With the help of his two nephews, Joe was also able to build his dream car, a 1970 Chevelle, which remains one of Joe’s prized possessions.
“They would ask him what to do, and he’d tell them they had to describe it better than that because he couldn’t see what they were looking at,” Rose Mary recalled.
“They’d ask what this thing was by this other thing,” Joe said. “Well, I didn’t know that thing was.”
Joe is humble when asked about not allowing his disabilities to overshadow his abilities, and his desire to remain active.
“If I can get someone to be my hands, I can do anything,” he said. “There’s no reason to sit around and feel sorry for yourself. On a farm, you’ve always got something going on, like a tree down or a fence that needs fixing. When I look out that window, I see things that need to be done; it bugs me to see something that needs to be done. It is getting a little harder now, but I stay busy.

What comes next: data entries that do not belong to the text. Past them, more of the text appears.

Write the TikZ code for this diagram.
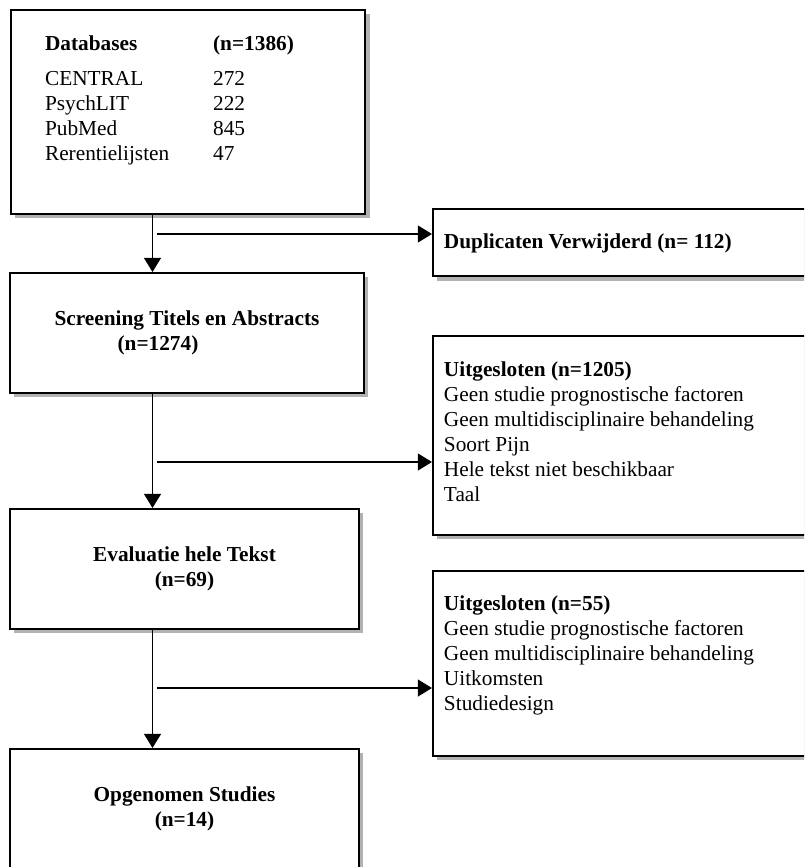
\documentclass[tikz,border=0pt]{standalone}
\usepackage{fontspec}
\setmainfont{Liberation Serif}
\usetikzlibrary{arrows.meta,positioning,calc,shadows}

\begin{document}
\begin{tikzpicture}[x=0.5634pt,y=-0.5634pt,font=\fontsize{12}{14}\selectfont,
    stage/.style={draw=black,line width=1.1pt,fill=white,inner sep=0pt,
                  align=center,minimum height=67.6pt,
                  drop shadow={shadow xshift=2.5pt,shadow yshift=-2.5pt,
                               fill=black,opacity=0.3}},
    sidebox/.style={draw=black,line width=1.1pt,fill=white,inner ysep=0pt,
                    inner xsep=6.2pt,anchor=north west,
                    drop shadow={shadow xshift=2.5pt,shadow yshift=-2.5pt,
                                 fill=black,opacity=0.3}},
    flow/.style={line width=1.05pt,-{Triangle[length=8pt,width=9.5pt]}}]

  \useasboundingbox (0,0) rectangle (804,867);
  \clip (0,0) rectangle (804,867);

  % main column
  \node[sidebox,inner xsep=19.2pt,text height=23.1pt,text depth=91.8pt]
    (db) at (10,9) {%
    \begin{tabular}[t]{@{}p{94.7pt}@{}p{66.5pt}@{}}
      \textbf{Databases} & \textbf{(n=1386)}\\[5.6pt]
      CENTRAL & 272\\
      PsychLIT & 222\\
      PubMed & 845\\
      Rerentielijsten & 47
    \end{tabular}};
  \node[stage,minimum width=199.4pt] (scr) at (187,333)
    {\textbf{Screening Titels en Abstracts}\\
     \hspace*{-32.7pt}\textbf{(n=1274)}};
  \node[stage,minimum width=196.6pt] (eval) at (184.5,569)
    {\textbf{Evaluatie hele Tekst}\\ \textbf{(n=69)}};
  \node[stage,minimum width=196.6pt] (incl) at (184.5,809)
    {\textbf{Opgenomen Studies}\\ \textbf{(n=14)}};

  % side boxes
  \node[sidebox,text height=22pt,text depth=15.8pt] (dup) at (432,208)
    {\begin{tabular}[t]{@{}p{225pt}@{}}
      \textbf{Duplicaten Verwijderd (n= 112)}
    \end{tabular}};
  \node[sidebox,text height=23.1pt,text depth=89pt] (excl1) at (432,335)
    {\begin{tabular}[t]{@{}p{225pt}@{}}
      \textbf{Uitgesloten (n=1205)}\\
      Geen studie prognostische factoren\\
      Geen multidisciplinaire behandeling\\
      Soort Pijn\\
      Hele tekst niet beschikbaar\\
      Taal
    \end{tabular}};
  \node[sidebox,text height=22.5pt,text depth=81.7pt] (excl2) at (432,570)
    {\begin{tabular}[t]{@{}p{225pt}@{}}
      \textbf{Uitgesloten (n=55)}\\
      Geen studie prognostische factoren\\
      Geen multidisciplinaire behandeling\\
      Uitkomsten\\
      Studiedesign
    \end{tabular}};

  % connectors
  \coordinate (trunk) at (152.5,0);
  \coordinate (b1) at (157,234);
  \coordinate (b2) at (157,462);
  \coordinate (b3) at (157,688);

  \draw[flow] (db.south -| trunk) -- (scr.north -| trunk);
  \draw[flow] (scr.south -| trunk) -- (eval.north -| trunk);
  \draw[flow] (eval.south -| trunk) -- (incl.north -| trunk);
  \draw[flow] (b1) -- (b1 -| dup.west);
  \draw[flow] (b2) -- (b2 -| excl1.west);
  \draw[flow] (b3) -- (b3 -| excl2.west);
\end{tikzpicture}
\end{document}
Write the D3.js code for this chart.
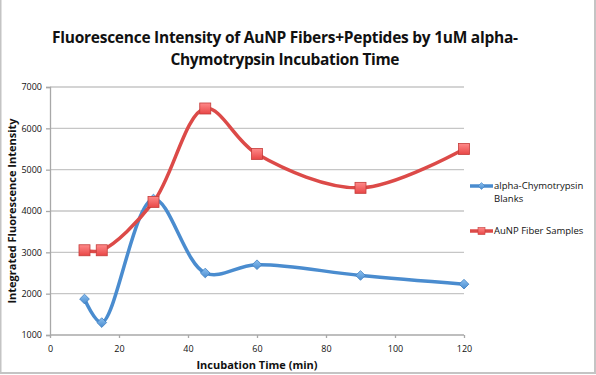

“Everyone tells me that I’m an inspiration, but I don’t think about what they see. I don’t need to be told I’ve done a good job, and I know the difference between bad and good. If I’m going to do something, I’m going to do it good. I know I might not praise people and compliment them enough, I guess because I don’t need it, but I’m getting better.”
“Joe won’t brag on himself; he’s too modest,” Ted told OFN. “He’s a pretty sharp guy and I just admire him for his courage. I have learned patience from Joe. He wanted me to build a gate, from scratch, out of pipe, and he told me how every step of the way. He has his own way of designing things and he’s taught me that. Once you get to know him, he’s a lot of fun. Joe has his own standards for things and they are pretty high.”
As for his next project, Joe isn’t sure what’s on the horizon.
“Hay season is coming up, so I’m sure it will be something,” he said.